Industry Groups Voice Support

"We stand at a watershed. The Supreme Court's rules on electronic notarization are not a proposal, not a pilot — this is now the law, and it is being implemented," said Carla Abegail B. Calleja, National President of REBAP, in her remarks. "REBAP stands in full support of this transformation."

Carla Abegail B. Calleja said electronic notarization stands to significantly shorten closing timelines and allow overseas Filipino workers and other clients abroad to complete transactions remotely rather than through embassy or consulate visits. She said REBAP will continue training its brokers nationwide to guide clients through the transition, while also pressing for licensed brokers to be recognized on the documents they help facilitate.

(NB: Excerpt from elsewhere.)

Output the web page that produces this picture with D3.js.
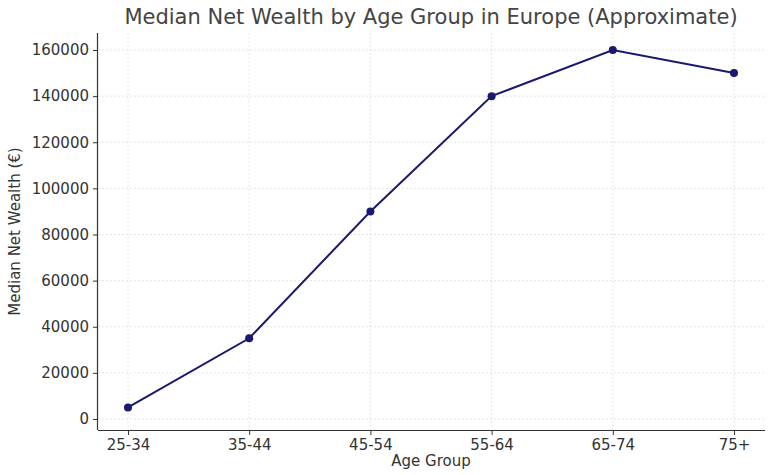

"We in the rural banking industry are all for the ease of doing business. What Twala is doing with the Supreme Court is something very commendable, and we hope it can be implemented and up and running sooner than later," said Atty. Patrick Bryan E. Absin, President of RBAP.

Atty. Gerwin A. Panghulan, Executive Director of OSHDAP, delivered the closing remarks on behalf of the organizers, calling on regulators to ensure clear and predictable implementation guidelines, interoperability between electronic notarization and existing government digital systems — including those of the LRA, the Department of Human Settlements and Urban Development, and the Home Development Mutual Fund (Pag-IBIG Fund) — and continued affordability, particularly for socialized housing transactions.

"Electronic notarization is not simply about digitizing documents, it is about modernizing how we deliver public service," Panghulan said. "The true measure of digital transformation is not how much technology we adopt, but how much easier we make it for Filipinos to exercise their legal rights, complete important transactions with confidence, and ultimately achieve the dream of owning a home."